ST. AUGUSTINE, Fla. — Your home is your castle, according to English common law.
But when that castle is built on shifting sands, there’s no guarantee of a fairy tale ending.
After hurricanes Matthew and Irma tore through the area, coastal homeowners faced an impossible challenge – reasserting their claim on an ever-shrinking piece of sand, while fighting to hold back the sea.
The result: a ‘great wall’ – not along our Southern border, but our Eastern one. From Vilano to Ponte Vedra Beach, almost every home has, or is building, a seawall.
According to figures obtained by First Coast News, 569 seawall permits have been granted since Hurricane Matthew. Those permits reflect a physical reality -- miles of unbroken barricade -- and a reality of physics. Each property that’s armored demands that neighbors do the same, or suffer the consequences. Simply put, seawalls don’t stop erosion. They just drive it to adjacent beaches, where they often accelerate the rate of sand loss.
“We didn’t want one, but you just kind had to do it,” coastal homeowner Ervin Bullock noted. “Once you get this many sea walls, I don’t think you can survive if you don’t have one.”
As proof, she points to the house at 4010 Coastal Highway, which memorably fell into the sea following hurricane Irma. It had no wall but was located next to a home with a sturdy one.
Wall construction doesn’t come cheap. At a cost of $50,000 to $200,000 per, coastal homeowners are footing a bill that starts around $28 million.
And that doesn’t count home repairs. St. Johns County figures show:
- 13 homes that were more than 50 percent destroyed are being completely rebuilt
- 19 homes damaged beyond repair have been demolished
Hundreds if not thousands of additional permits have been issued for new roofs, replacement decks, and structural repairs.
Big repair costs have not slowed declining property values. Some homes in South Ponte Vedra and Vilano beaches have lost as much as 70 percent of their value since the back to back hurricanes. Many are being used not as primary residences, but as vacation rentals – often touting attributes like private beaches and ocean views.
But perhaps the most surprising number: 10 permits for brand-new homes.
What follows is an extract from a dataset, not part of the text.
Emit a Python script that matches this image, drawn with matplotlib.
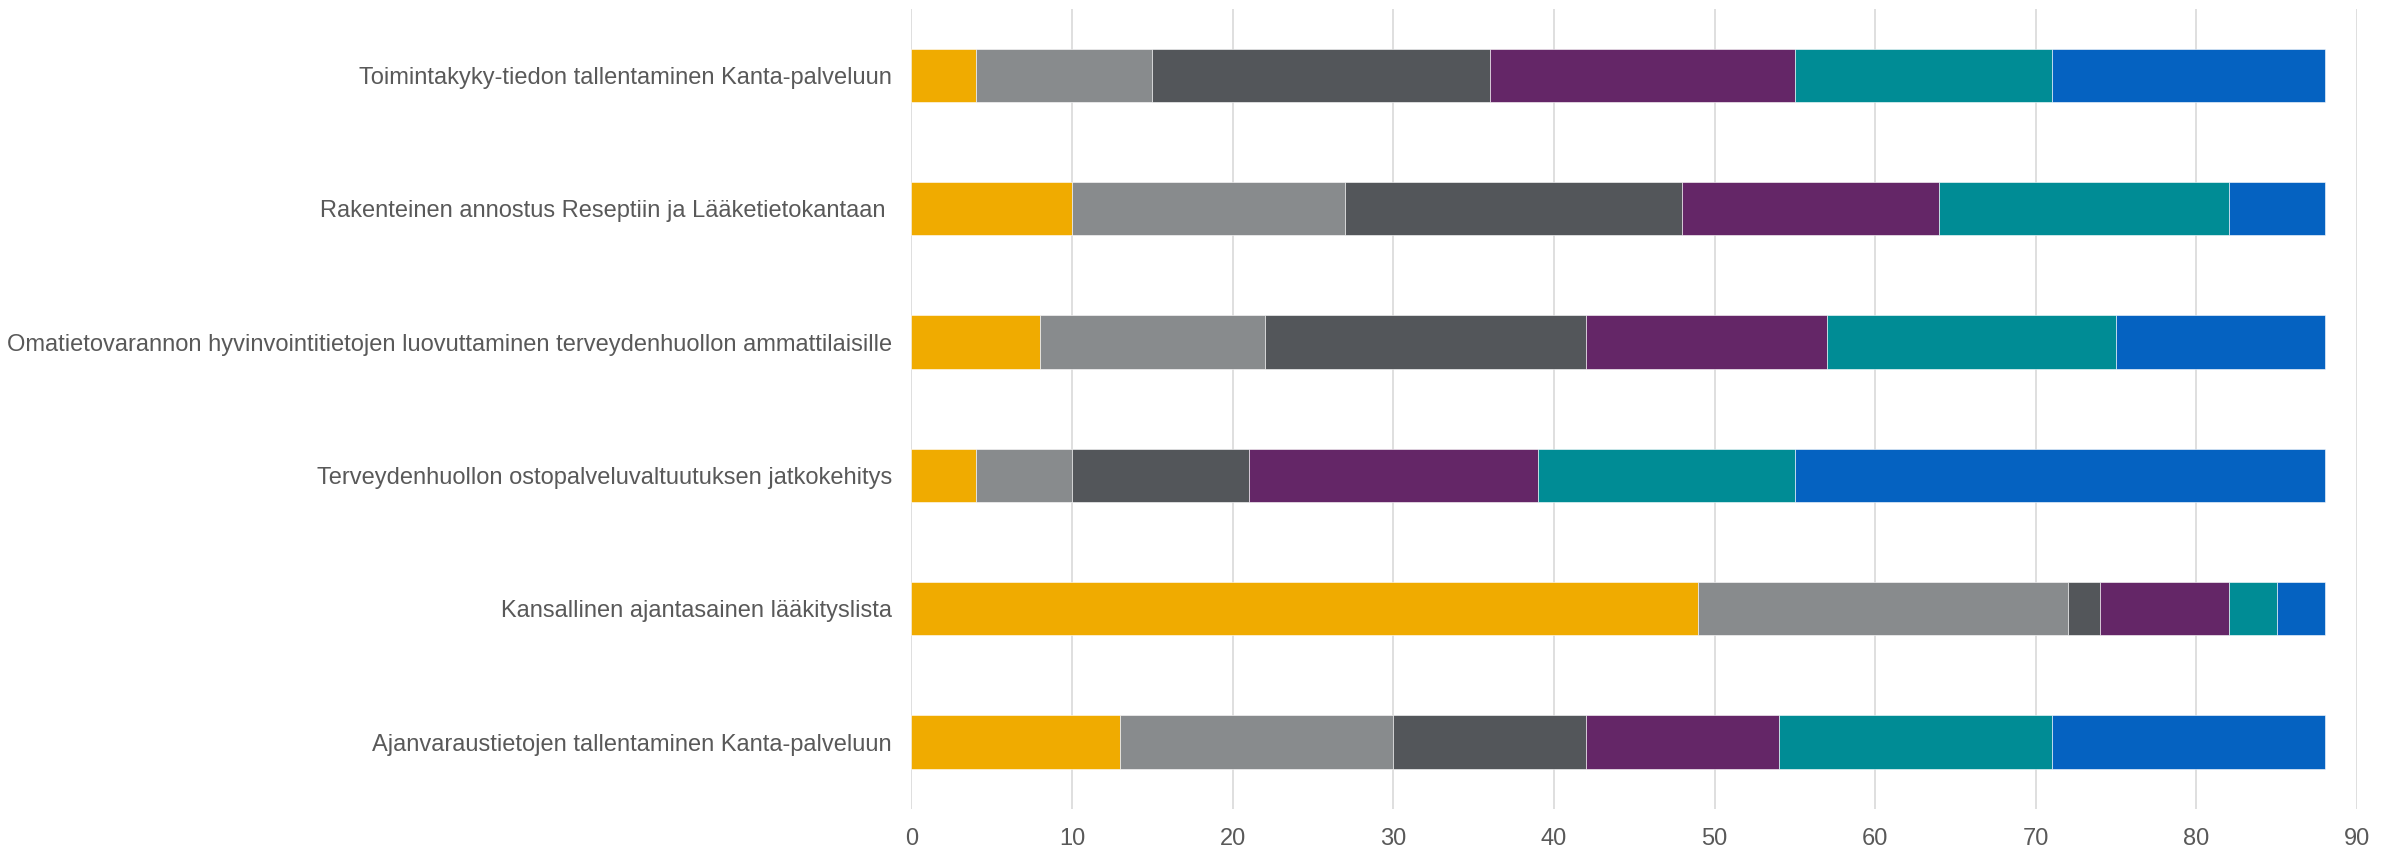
import matplotlib
matplotlib.use("Agg")
import matplotlib.pyplot as plt
import numpy as np

categories = [
    "Toimintakyky-tiedon tallentaminen Kanta-palveluun",
    "Rakenteinen annostus Reseptiin ja Lääketietokantaan ",
    "Omatietovarannon hyvinvointitietojen luovuttaminen terveydenhuollon ammattilaisille",
    "Terveydenhuollon ostopalveluvaltuutuksen jatkokehitys",
    "Kansallinen ajantasainen lääkityslista",
    "Ajanvaraustietojen tallentaminen Kanta-palveluun",
]
s1 = [4, 10, 8, 4, 49, 13]
s2 = [11, 17, 14, 6, 23, 17]
s3 = [21, 21, 20, 11, 2, 12]
s4 = [19, 16, 15, 18, 8, 12]
s5 = [16, 18, 18, 16, 3, 17]
s6 = [17, 6, 13, 33, 3, 17]
series = [s1, s2, s3, s4, s5, s6]
colors = ["#F0AB00", "#888B8D", "#53565A", "#642667", "#008C95", "#0562C1"]
xticks = [0, 10, 20, 30, 40, 50, 60, 70, 80, 90]

plt.rcParams['font.family'] = ['Liberation Sans Narrow', 'Liberation Sans', 'DejaVu Sans']

fig = plt.figure(figsize=(23.92, 8.55), dpi=100)
ax = fig.add_axes([0.381, 0.054, 0.6044, 0.936])

y = np.arange(len(categories))
left = np.zeros(len(categories))
for vals, c in zip(series, colors):
    ax.barh(y, vals, left=left, height=0.4, color=c, edgecolor='white', linewidth=0.4, zorder=3)
    left += np.array(vals)

ax.set_ylim(len(categories) - 0.5, -0.5)
ax.set_xlim(0, 90)
ax.set_xticks(xticks)
ax.set_yticks(y)
ax.set_yticklabels(categories)
ax.grid(axis='x', color='#D9D9D9', linewidth=1.2, zorder=0)
for sp in ax.spines.values():
    sp.set_visible(False)
ax.tick_params(axis='both', length=0, colors='#595959', labelsize=17)
ax.tick_params(axis='x', pad=14)
ax.tick_params(axis='y', pad=14)

fig.savefig("out.png", dpi=100, facecolor='white')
“That’s what should not be happening,” says Jane West, an attorney with expertise in coastal development. “This is a barrier island. It’s supposed to shift, that’s what barrier islands do, and this is not a smart place to be directing growth and issuing new building permits.”
St. Johns County has not attempted to redirect growth away from the coast. Aside from property rights that officials have no appetite to challenge, public works director Neal Shinkre sees a benefit in the rebuild.
“Highway A1A is in the path of erosion,” he observes. “Today it was the houses, tomorrow it’s the infrastructure.”
Shinkre says the rebuild effort is massive – and in some ways just beginning. Two projects are on the horizon – a $150 million, 50-year beach renourishment project, and another one-time sand placement costing $24 million.
“The only way to comprehensively solve the erosion problems Is beach renourishment,” he said. “Our communities are putting their money where their mouth is.”
A small portion of the projects’ costs are being paid by oceanfront homeowners, the rest by state, county and federal taxes.
Protecting the highway is one thing, but West believes allowing new homes on this a strip of sand is the definition of folly.
“I see those two hurricanes as a wake-up call from Mother Nature,” she said. “If people want to go ahead and build their homes right on the ocean, they can go ahead and do that it is their property right to do that. But they need to do so at their own risk and not on the backs of taxpayer dollars. … The county should make clear that financial risk is on them.”